プレミアリーグの時間BACK NUMBER
ルーニーが“偉人”を抜く代表50点。
今季はFW専念で、クラブでも250点へ。
text by
山中忍Shinobu Yamanaka
photograph byAFLO
posted2015/09/12 10:40
イングランド代表では最年少得点記録も持つウェイン・ルーニー。オールド・トラッフォードにボビー・チャールトンらとともに銅像が建てられる日も近いか!?
記録を更新されたチャールトンも祝福。
無理もないことだ。代表での初ゴールは12年前のEURO2004予選中。以来、若手の頃は「至宝」、成長後は「希少なワールドクラス」と呼ばれて得点を期待され続けてきたのが「イングランドのルーニー」なのだ。記録を更新されたチャールトンも言っている。
「歴代最高得点の記録を失った淋しさは隠せないが、新たな記録保持者が我がイングランドとマンチェスター・ユナイテッドでキャプテンを務めるウェインであることに大きな喜びを覚えている。今後も代表とクラブでゴールを重ねてくれることだろう」
マンUでも「偉人」の顔を持つチャールトンらしい祝福の言葉だが、問題は「今後のゴール」だ。代表でも、国際大会本選では冴えないパフォーマンスが続いていることから来夏のEURO本番に期待が掛かるが、今季マンUでの得点は火急の課題となっている。
マンUでは今季FW専任だが……。
高い万能性から昨季はMF起用も増えたルーニーだが、今季はセンターFW専任が前提。本人の希望にチーム事情が重なった結果の変化だ。
チームからはロビン・ファンペルシ(フェネルバフチェ)、ラダメル・ファルカオ(チェルシー)、ハビエル・エルナンデス(レバークーゼン)が抜け、ルイス・ファンハール監督がFW起用を示唆していたアドナン・ヤヌザイも8月末にレンタルで放出された(ドルトムント)。
モナコからアントニー・マルシャルを獲得してはいるが、只でさえ「史上最高値のティーンエイジャー」と騒がれている19歳に過度のプレッシャーは禁物。頼るべきプレミアリーグ実績を持つストライカーはルーニーしかいない。

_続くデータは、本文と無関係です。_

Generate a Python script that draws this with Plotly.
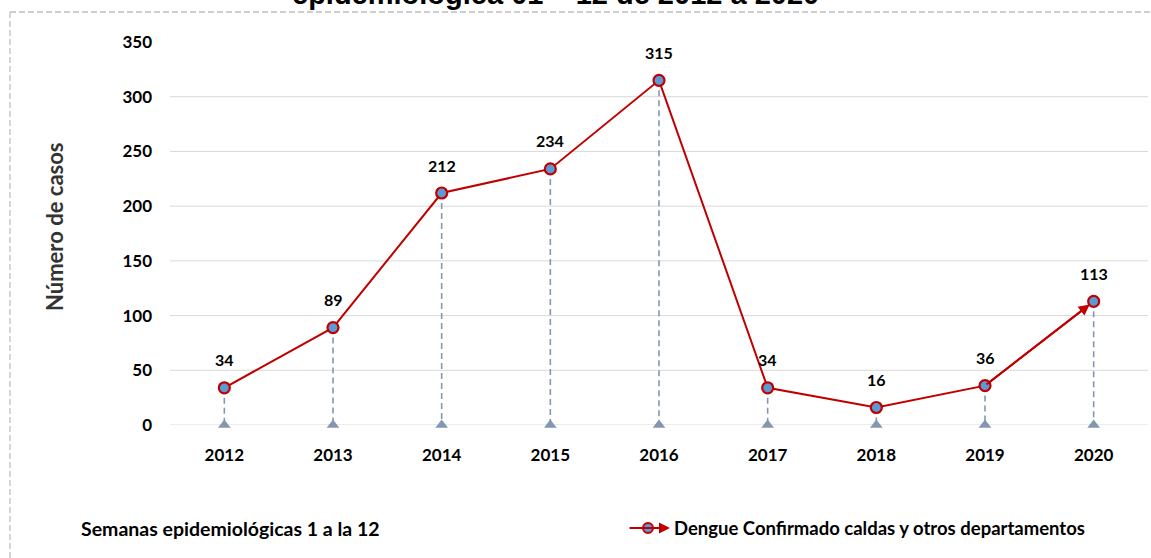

ところが、そのエースがリーグ開幕4戦でノーゴールと振るわず、チームは2勝1敗1引分けと開幕ダッシュに失敗している。特に4節スウォンジー戦(1-2)後には、その4日前のCL最終予選ブルージュ戦(4-0)でのハットトリックも復調のきっかけにならなかったことから、巷で「マンUのルーニー」にストライカー限界説が流れた。
メディアでは、余計なタッチで得点機を逃したスウォンジー戦でのシーンが「自信喪失の証拠」と判断された。だが、ゴール前でのルーニーの躊躇は開幕節トッテナム戦(1-0)から確認されている。